Of course there are entities who have transitioned from one category to another, or who occupy multiple roles at once. Antinous, for example, was a human who drowned in the Nile and was deified post-mortem by his lover, the Roman emperor Hadrian. Brighid is a goddess who, depending on your theology, may be the same person as the human St. Brigit, and who may also be fae-like in the more traditional sidhe sense. In the Otherfaith, all our gods are also faeries; the Laetha was once a human and the Dierne once a star spirit before their deification. Looking to liminal spirits as an example is one way of better understanding the strengths and limitations of our own biases.
I believe the nature of faeries may be best understood in the name we take for ourselves: the Other People, or someone who works with the Otherfaith. Some of our faeries are nature woodland sprite type creatures, such as the Flower Maidens. (Unlike Tinkerbell, however, these spirits have a considerably larger appetite for blood and vicious mayhem.) Others, like the Aletheia and the Firebird, are faeries of technology and circuitry, or otherwise connected with human inventions or urban living. Many faeries have an agenda and moral compass that seem directly contradictory to our own as human beings. The Red Room tells the story of one of the Aletheia’s ill-suited match with a human lover, whom he ultimately kills. This myth is told from the point of view of that human, who of course sees this Aletheia as an incomprehensible monster. (This, by the way, is one of the more difficult myths I’ve contemplated over the past several months and was what originally challenged my assumptions on personhood and spirits.)

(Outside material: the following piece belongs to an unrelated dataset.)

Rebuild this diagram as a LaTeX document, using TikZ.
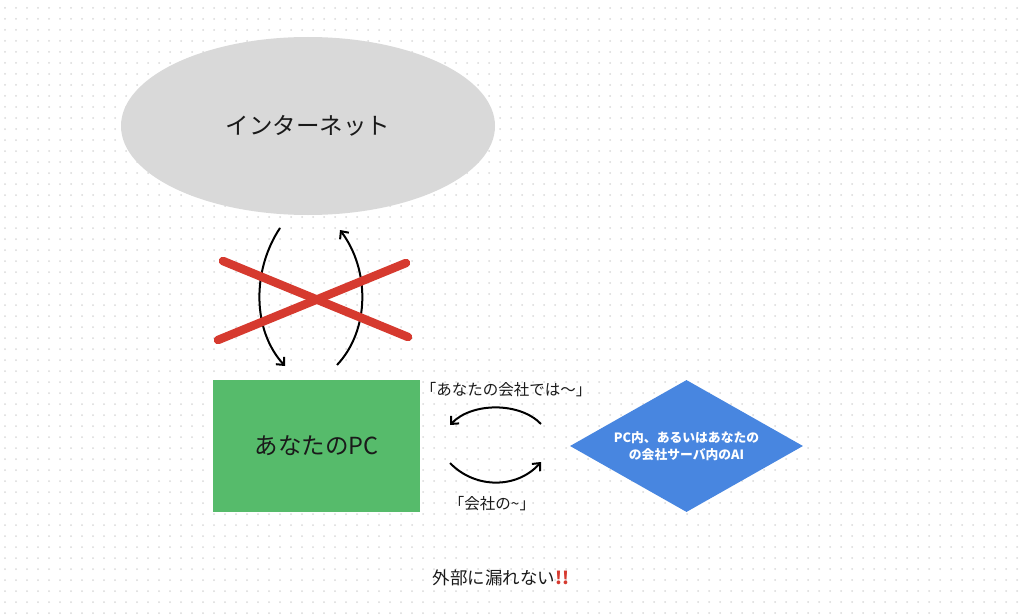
\documentclass[tikz,border=0pt]{standalone}
\usepackage{fontspec}
\setmainfont{Noto Sans CJK JP}
\usetikzlibrary{shapes.geometric,arrows.meta}
\definecolor{gridgray}{RGB}{218,218,218}
\definecolor{ellgray}{RGB}{217,217,217}
\definecolor{pcgreen}{RGB}{86,187,107}
\definecolor{aiblue}{RGB}{72,134,224}
\definecolor{xred}{RGB}{214,58,47}
\definecolor{txt}{RGB}{26,26,26}
\begin{document}
\begin{tikzpicture}[x=1pt,y=-1pt,
  flow/.style={line width=2pt,draw=black,-{Straight Barb[length=6pt,width=11pt,line width=2pt]}},
  cross/.style={line width=8.5pt,draw=xred,line cap=round},
  lbl/.style={text=txt,inner sep=0pt}]
\useasboundingbox (0,0) rectangle (1024,615);
\fill[white] (0,0) rectangle (1024,615);
% dot grid
\foreach \i in {0,...,92}{
  \foreach \j in {0,...,55}{
    \fill[gridgray] (5+11*\i,8+11*\j) circle (1pt);
  }
}
% nodes
\node[ellipse,fill=ellgray,minimum width=374pt,minimum height=178pt,inner sep=0pt,
  font=\fontsize{23.5}{26}\selectfont,text=txt] (inet) at (308,126) {インターネット};
\node[rectangle,fill=pcgreen,minimum width=207pt,minimum height=132pt,inner sep=0pt,
  font=\fontsize{23.5}{26}\selectfont,text=txt] (pc) at (316.5,446) {あなたのPC};
\node[diamond,fill=aiblue,minimum width=233pt,minimum height=132pt,inner sep=0pt,aspect=1.77,
  text=white,font=\fontsize{12.8}{17}\selectfont\bfseries,align=center] (ai) at (686.5,446)
  {PC内、あるいはあなたの\\の会社サーバ内のAI};
% connector end points
\coordinate (d1) at (280,228);
\coordinate (d2) at (285,366);
\coordinate (u1) at (337,365);
\coordinate (u2) at (340,230);
\coordinate (h1) at (541,424);
\coordinate (h2) at (450,425);
\coordinate (h3) at (450,463);
\coordinate (h4) at (541,462);
\coordinate (xa) at (223,261);
\coordinate (xb) at (408,337);
\coordinate (xc) at (218,340);
\coordinate (xd) at (406,263);
% vertical arcs
\draw[flow] (d1) .. controls (252,270) and (252,330) .. (d2);
\draw[flow] (u1) .. controls (370,330) and (370,270) .. (u2);
% red cross
\draw[cross] (xa) -- (xb);
\draw[cross] (xc) -- (xd);
% horizontal arcs
\draw[flow] (h1) .. controls (520,402) and (472,402) .. (h2);
\draw[flow] (h3) .. controls (475,489) and (517,489) .. (h4);
% labels
\node[lbl,font=\fontsize{15.5}{18}\selectfont] (l1) at (506,390) {「あなたの会社では〜」};
\node[lbl,font=\fontsize{15.5}{18}\selectfont] (l2) at (492,504) {「会社の\textasciitilde」};
\node[lbl,font=\fontsize{17.5}{20}\selectfont] (l3) at (501,578) {外部に漏れない\textcolor{xred}{\bfseries !!}};
\end{tikzpicture}
\end{document}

Ultimately, we have to share the world and this religion with other beings who may not be like us, who have different needs and different ways of existing as persons. If we make assumptions that we have all the answers, we may not be very polite hosts (on the human side) or guests (on the Western Faery side). Those assumptions go beyond mere rudeness to the denial of personhood that leads us to treating gods like vending machines and ourselves like the center of the astral plane. What do our spirits need and want from us? Do each of them need and want something from us? Are we invested in learning about their lifeways, their cultures, their magic, or are we trying to smoosh them into a box of what faeries are and what they should be doing? Are we prepared to be wrong? And more importantly – are we ready to put things right again if we mess up?